Plaidoyer contre les préjugés

Quatre correspondantes en Europe du Sud brossent le portrait de victimes de la dette.

Denis Sieffert  • 21 octobre 2015 abonné·es
Plaidoyer contre les préjugés
Visages de la crise , Buchet-Chastel, 136 p., 15 euros.

Elles sont quatre journalistes, correspondantes dans cette Europe du Sud frappée par la crise : Marie-Line Darcy au Portugal, Mathilde Auvillain en Italie, Angélique Kourounis – que les lecteurs de Politis connaissent bien – en Grèce et Gaëlle Lucas en Espagne. Quatre femmes qui ont décidé de donner des visages à la crise. Elles nous proposent huit portraits frémissants de vie, de douleur et d’espoir.

Voici Céu, 53 ans, originaire du nord du Portugal, divorcée, photographe au chômage depuis qu’elle a démissionné de son journal par solidarité avec ceux que son patron licenciait. C’est une victime collatérale de la crise. Elle évoque la décennie 1985-1995, années bénies pour les promoteurs et les spéculateurs, et le piège du crédit facile : « Les gens ne voyaient que le bon côté des choses, sans se douter qu’il y aurait une contrepartie […], on recevait des cartes de crédit envoyées par des banques américaines […], sans oublier les incitations pour devenir propriétaire. » Et, soudain, ce fut la ressaca, la « gueule de bois ». L’injonction à rembourser. Les licenciements, la crise. « C’est sans doute pour notre amour de la vie qu’on nous punit », dit-elle. Céu regrette un peu la résignation de beaucoup de ses compatriotes, qu’elle appelle pudiquement « conformisme ».

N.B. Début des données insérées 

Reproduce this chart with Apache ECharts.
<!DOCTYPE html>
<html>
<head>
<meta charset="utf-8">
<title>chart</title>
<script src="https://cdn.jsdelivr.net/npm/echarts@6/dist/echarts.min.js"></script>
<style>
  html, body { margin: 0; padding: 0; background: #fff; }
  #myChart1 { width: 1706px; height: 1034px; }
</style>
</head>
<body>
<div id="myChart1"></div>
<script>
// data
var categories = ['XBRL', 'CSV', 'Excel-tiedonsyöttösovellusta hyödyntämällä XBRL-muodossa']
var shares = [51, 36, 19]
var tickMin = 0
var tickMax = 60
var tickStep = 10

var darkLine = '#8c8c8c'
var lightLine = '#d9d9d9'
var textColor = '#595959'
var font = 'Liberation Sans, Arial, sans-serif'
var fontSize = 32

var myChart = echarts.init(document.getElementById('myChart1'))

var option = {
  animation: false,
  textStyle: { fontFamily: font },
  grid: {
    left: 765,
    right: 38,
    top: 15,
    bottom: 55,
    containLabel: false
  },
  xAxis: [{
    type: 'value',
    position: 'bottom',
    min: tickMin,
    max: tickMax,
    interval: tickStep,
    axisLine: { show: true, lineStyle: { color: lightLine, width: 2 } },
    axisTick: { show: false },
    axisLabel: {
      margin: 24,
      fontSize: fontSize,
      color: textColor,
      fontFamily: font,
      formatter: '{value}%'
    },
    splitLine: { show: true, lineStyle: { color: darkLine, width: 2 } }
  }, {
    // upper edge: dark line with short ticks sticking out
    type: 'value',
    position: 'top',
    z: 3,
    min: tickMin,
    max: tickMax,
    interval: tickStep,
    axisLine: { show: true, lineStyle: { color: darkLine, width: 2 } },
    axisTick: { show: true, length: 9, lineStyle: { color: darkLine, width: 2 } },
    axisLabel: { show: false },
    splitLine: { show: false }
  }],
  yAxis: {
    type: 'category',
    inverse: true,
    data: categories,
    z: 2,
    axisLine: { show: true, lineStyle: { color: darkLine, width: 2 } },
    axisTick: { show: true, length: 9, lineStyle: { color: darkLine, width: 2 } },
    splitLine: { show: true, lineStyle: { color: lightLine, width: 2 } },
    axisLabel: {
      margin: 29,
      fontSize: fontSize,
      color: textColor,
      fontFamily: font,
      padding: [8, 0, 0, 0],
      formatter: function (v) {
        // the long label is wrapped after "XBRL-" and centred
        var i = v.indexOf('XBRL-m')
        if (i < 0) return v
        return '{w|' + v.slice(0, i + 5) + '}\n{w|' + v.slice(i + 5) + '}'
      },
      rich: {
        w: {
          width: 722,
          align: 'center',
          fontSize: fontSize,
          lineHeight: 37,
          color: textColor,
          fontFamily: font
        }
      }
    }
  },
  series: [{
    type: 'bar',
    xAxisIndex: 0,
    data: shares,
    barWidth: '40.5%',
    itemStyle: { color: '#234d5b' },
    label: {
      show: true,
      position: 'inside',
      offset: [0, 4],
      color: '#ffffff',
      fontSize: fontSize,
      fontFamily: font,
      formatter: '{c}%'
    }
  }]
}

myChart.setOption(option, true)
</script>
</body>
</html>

Et voici José Roldàn, 49 ans, le paysan andalou devenu maçon en plein boom immobilier. C’est la folle époque des infrastructures inutiles et des lotissements à jamais inoccupés. Construire pour construire pour le plus grand profit de la spéculation immobilière. Et soudain, comme pour Céu, plus rien. Chômage et douloureux retour à la terre. José en veut aux politiques : « J’ai décidé de ne plus voter », dit-il.

Destins, origines sociales, tout est différent, mais les histoires se rejoignent. Comme celle d’Irini, l’enseignante engagée de la banlieue d’Athènes, « la crise grecque personnifiée », écrit Angélique Kourounis : « Ce sont les larmes d’Irini qui m’ont fait comprendre la fracture des mémorandums d’austérité. » Des larmes versées parce que « l’espoir s’évaporait » et qu’il allait être « de plus en plus difficile de garder sa dignité ». Irini raconte la honte des enfants de son école lorsqu’il leur a fallu prendre les sacs de nourriture distribués en solidarité. Son salaire de prof est passé de 1 460 à 860 euros. Elle a décidé de ne pas donner de petit frère ou de petite sœur à Naya, sa fille. La situation est devenue trop incertaine. La crise pénètre au plus profond de l’intimité. Il faudrait encore citer Monica, la biologiste madrilène, Salvo, le Sicilien, et quelques autres… Au-delà de ces portraits, le livre est un vibrant plaidoyer pour ces peuples du sud de l’Europe, « pauvres et fainéants », selon le cliché, et surtout « mauvais élèves du néolibéralisme ». Un plaidoyer contre les préjugés xénophobes et un cri d’alarme contre le risque de dérive, entre haine de l’autre et repli identitaire.